**To be done:**
Return the whole listing, line for line, without the pictures in it.

================================

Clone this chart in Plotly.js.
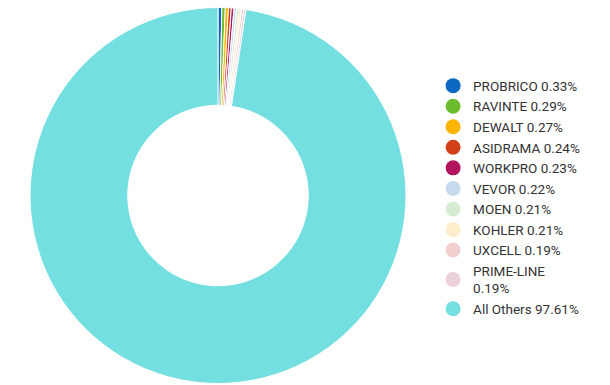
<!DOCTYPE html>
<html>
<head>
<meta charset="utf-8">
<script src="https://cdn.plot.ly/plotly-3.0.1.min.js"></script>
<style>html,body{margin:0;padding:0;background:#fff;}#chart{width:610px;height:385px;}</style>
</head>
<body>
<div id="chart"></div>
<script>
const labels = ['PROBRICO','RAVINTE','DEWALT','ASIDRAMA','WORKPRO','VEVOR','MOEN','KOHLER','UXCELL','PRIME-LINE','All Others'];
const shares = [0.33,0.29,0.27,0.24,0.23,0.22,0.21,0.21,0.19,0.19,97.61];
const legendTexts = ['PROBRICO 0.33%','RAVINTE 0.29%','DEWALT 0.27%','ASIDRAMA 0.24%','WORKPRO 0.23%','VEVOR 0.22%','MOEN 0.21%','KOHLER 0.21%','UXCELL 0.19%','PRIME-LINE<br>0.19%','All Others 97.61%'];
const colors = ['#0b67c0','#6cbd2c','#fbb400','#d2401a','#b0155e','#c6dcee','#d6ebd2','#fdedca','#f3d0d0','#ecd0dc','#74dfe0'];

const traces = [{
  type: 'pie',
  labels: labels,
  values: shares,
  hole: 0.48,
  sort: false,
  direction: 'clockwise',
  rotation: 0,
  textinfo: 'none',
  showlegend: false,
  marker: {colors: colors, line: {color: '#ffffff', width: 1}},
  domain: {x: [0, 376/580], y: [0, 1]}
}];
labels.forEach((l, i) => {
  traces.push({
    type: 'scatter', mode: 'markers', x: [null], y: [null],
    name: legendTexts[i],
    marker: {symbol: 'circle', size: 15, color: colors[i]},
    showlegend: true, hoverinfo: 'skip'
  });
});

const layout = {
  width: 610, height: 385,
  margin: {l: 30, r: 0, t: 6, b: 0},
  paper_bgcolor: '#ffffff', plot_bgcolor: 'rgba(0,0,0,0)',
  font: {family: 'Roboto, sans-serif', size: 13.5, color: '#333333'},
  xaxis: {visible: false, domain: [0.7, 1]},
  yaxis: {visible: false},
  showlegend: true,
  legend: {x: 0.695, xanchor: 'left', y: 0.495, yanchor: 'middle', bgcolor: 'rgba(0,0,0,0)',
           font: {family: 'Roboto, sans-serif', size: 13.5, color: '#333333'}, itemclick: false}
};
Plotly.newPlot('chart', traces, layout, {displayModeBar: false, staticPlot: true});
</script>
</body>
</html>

================================

**Written reply:**
Clone this chart in Plotly.js.
<!DOCTYPE html>
<html>
<head>
<meta charset="utf-8">
<script src="https://cdn.plot.ly/plotly-3.0.1.min.js"></script>
<style>html,body{margin:0;padding:0;background:#fff;}#chart{width:610px;height:385px;}</style>
</head>
<body>
<div id="chart"></div>
<script>
const labels = ['PROBRICO','RAVINTE','DEWALT','ASIDRAMA','WORKPRO','VEVOR','MOEN','KOHLER','UXCELL','PRIME-LINE','All Others'];
const shares = [0.33,0.29,0.27,0.24,0.23,0.22,0.21,0.21,0.19,0.19,97.61];
const legendTexts = ['PROBRICO 0.33%','RAVINTE 0.29%','DEWALT 0.27%','ASIDRAMA 0.24%','WORKPRO 0.23%','VEVOR 0.22%','MOEN 0.21%','KOHLER 0.21%','UXCELL 0.19%','PRIME-LINE<br>0.19%','All Others 97.61%'];
const colors = ['#0b67c0','#6cbd2c','#fbb400','#d2401a','#b0155e','#c6dcee','#d6ebd2','#fdedca','#f3d0d0','#ecd0dc','#74dfe0'];

const traces = [{
  type: 'pie',
  labels: labels,
  values: shares,
  hole: 0.48,
  sort: false,
  direction: 'clockwise',
  rotation: 0,
  textinfo: 'none',
  showlegend: false,
  marker: {colors: colors, line: {color: '#ffffff', width: 1}},
  domain: {x: [0, 376/580], y: [0, 1]}
}];
labels.forEach((l, i) => {
  traces.push({
    type: 'scatter', mode: 'markers', x: [null], y: [null],
    name: legendTexts[i],
    marker: {symbol: 'circle', size: 15, color: colors[i]},
    showlegend: true, hoverinfo: 'skip'
  });
});

const layout = {
  width: 610, height: 385,
  margin: {l: 30, r: 0, t: 6, b: 0},
  paper_bgcolor: '#ffffff', plot_bgcolor: 'rgba(0,0,0,0)',
  font: {family: 'Roboto, sans-serif', size: 13.5, color: '#333333'},
  xaxis: {visible: false, domain: [0.7, 1]},
  yaxis: {visible: false},
  showlegend: true,
  legend: {x: 0.695, xanchor: 'left', y: 0.495, yanchor: 'middle', bgcolor: 'rgba(0,0,0,0)',
           font: {family: 'Roboto, sans-serif', size: 13.5, color: '#333333'}, itemclick: false}
};
Plotly.newPlot('chart', traces, layout, {displayModeBar: false, staticPlot: true});
</script>
</body>
</html>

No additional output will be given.